"Media Reports Gonzales Misleading Legal Analysis on NSA Program, Ignores All Opposing Views"
Attorney General Alberto Gonzales won’t confirm that the federal government collected the phone records of millions of Americans, as reported on May 11 in USA Today. But yesterday, Gonzales claimed that doing so was perfectly legal. From the Washington Post:
Attorney General Alberto R. Gonzales said yesterday that the government can obtain domestic telephone records without court approval under a 1979 Supreme Court ruling that authorized the collection of business records”¦Gonzales told reporters that, under the Smith v. Maryland ruling, “those kinds of records do not enjoy Fourth Amendment protection. There is no reasonable expectation of privacy in those kinds of records.”

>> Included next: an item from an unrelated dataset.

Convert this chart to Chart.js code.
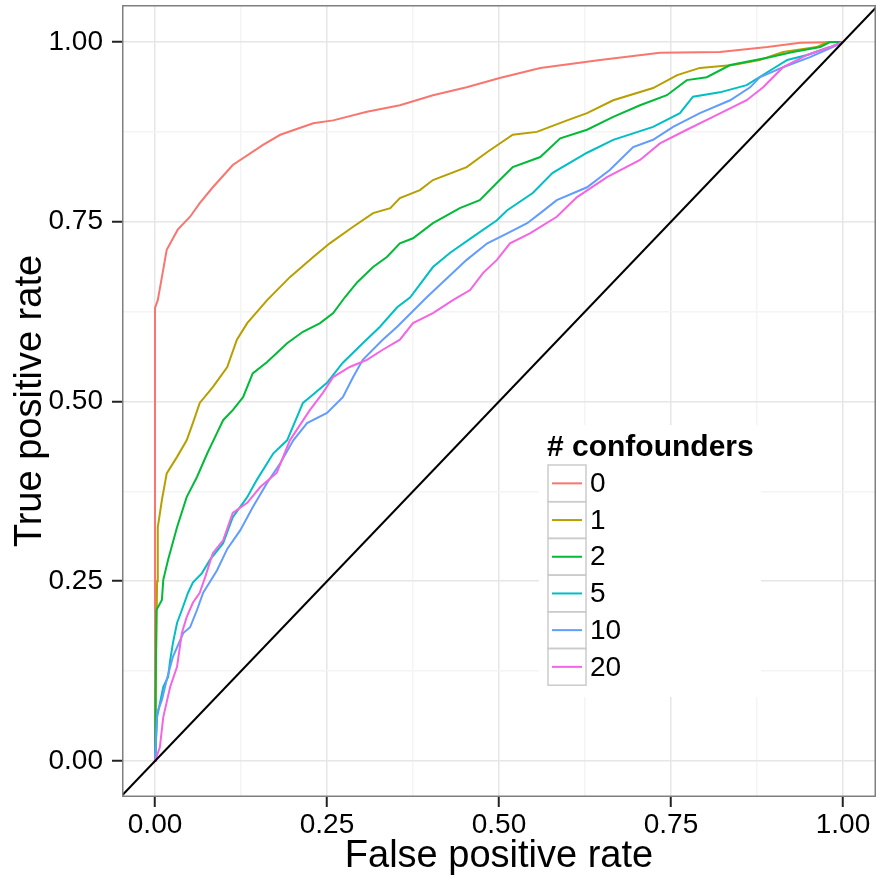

This is a classic case of misdirection. The issue isn’t simply whether or not collecting domestic phone records is constitutional. The issue is whether it’s legal. If the USA Today story is accurate, the NSA program appears to be illegal, not because it violates the fourth amendment, but because it violates two statutes.
Significantly, Smith v. Maryland considers activities that occurred in 1976. Both of the statutes that prohibit the activity described by USA Today were enacted after that date:
1. The Stored Communications Act of 1986 (SCA). The law prohibits the telecommunications companies from handing over telephone records to the government without a court order. (18 USC 2702-3.) There are several exceptions, none of which apply in this circumstance. The SCA was enacted in response to Smith v. Maryland.
2. The Foreign Intelligence Surveillance Act of 1978 (FISA). The law allows this kind of domestic surveillance in two circumstances: 1) the government obtains a warrant from the Foreign Intelligence Surveillance Court, or 2) the government obtains a certification from the Attorney General that the program is legal under FISA. According to the USA Today article, neither action was taken.
The Washington Post story on Gonzales’ comments, however, doesn’t mention the Stored Communications Act or the Foreign Intelligence Surveillance Act. For that matter, it doesn’t include any legal analysis from anyone other than Gonzales.